Q6. What is the ideal length for a sales-focused LinkedIn voice message?

The evidence consistently points to 25–45 seconds as the sweet spot for sales outreach. Messages under 20 seconds can feel too brief to be substantive. Messages over 45 seconds risk losing attention or coming across as unprepared. For context, 30–40 seconds is typically enough to deliver a personalized hook, a one-sentence value signal, and a soft call to action — which is all a strong voice message needs. Keeping it concise also forces the clarity that makes the message more compelling: when you have 35 seconds, you can’t afford filler.

Q7. Can a prospect who doesn’t use LinkedIn on their phone still receive voice messages?

Yes. While you can only record and send voice messages from the LinkedIn mobile app, your prospect can receive and play them on any device — desktop, browser, or mobile. The audio player appears inside the standard LinkedIn message thread and works on all platforms. The only requirement on the recipient’s side is that they can access LinkedIn and play audio, which is standard for any modern device.

Q8. What should I do if my LinkedIn voice message isn’t sending or showing up correctly?

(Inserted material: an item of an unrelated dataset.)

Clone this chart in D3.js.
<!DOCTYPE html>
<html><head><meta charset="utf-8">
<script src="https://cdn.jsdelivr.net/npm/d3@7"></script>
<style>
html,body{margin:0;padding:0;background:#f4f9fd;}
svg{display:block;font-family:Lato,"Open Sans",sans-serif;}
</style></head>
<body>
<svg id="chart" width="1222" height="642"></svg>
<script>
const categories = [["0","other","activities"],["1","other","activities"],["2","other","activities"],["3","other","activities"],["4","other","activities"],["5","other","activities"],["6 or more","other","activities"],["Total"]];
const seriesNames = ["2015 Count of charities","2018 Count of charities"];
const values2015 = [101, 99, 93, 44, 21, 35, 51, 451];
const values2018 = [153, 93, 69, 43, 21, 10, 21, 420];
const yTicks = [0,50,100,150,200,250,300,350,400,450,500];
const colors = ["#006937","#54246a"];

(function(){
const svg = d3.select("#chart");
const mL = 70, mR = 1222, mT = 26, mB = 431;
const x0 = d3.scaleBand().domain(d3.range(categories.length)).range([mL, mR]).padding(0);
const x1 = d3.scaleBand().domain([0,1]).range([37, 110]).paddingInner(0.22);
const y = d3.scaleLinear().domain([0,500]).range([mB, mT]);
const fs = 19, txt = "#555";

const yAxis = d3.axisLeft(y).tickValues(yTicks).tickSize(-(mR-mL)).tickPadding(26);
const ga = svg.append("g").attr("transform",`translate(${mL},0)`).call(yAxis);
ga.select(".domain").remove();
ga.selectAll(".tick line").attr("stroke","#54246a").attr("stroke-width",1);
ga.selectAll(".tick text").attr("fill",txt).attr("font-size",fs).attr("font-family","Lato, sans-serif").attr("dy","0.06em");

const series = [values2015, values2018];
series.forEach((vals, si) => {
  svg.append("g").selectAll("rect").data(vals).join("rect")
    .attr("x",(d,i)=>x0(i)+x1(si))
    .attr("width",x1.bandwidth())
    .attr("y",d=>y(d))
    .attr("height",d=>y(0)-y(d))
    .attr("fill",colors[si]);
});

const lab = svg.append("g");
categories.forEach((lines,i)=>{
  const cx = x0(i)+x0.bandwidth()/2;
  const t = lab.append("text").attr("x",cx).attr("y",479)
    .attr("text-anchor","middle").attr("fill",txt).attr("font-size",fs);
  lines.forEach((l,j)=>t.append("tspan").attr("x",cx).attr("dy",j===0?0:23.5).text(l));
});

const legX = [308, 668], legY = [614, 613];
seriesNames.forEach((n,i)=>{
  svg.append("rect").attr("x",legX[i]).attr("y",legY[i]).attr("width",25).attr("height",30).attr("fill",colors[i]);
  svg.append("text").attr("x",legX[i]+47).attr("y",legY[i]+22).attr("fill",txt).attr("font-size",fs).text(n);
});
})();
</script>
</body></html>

Voice messages on LinkedIn can occasionally appear as a blank line in the message thread rather than an audio player. This is a known technical issue and not a sign that the message failed to send. The fix is straightforward: refresh the page or switch away from the message thread and back again — the audio player should then render correctly. If you send a voice message and immediately try to play it back from your own device, you may find the play button unresponsive; again, switching away from the screen and returning typically resolves it. If you’re concerned a message didn’t send at all, check your sent messages before re-recording to avoid sending duplicates.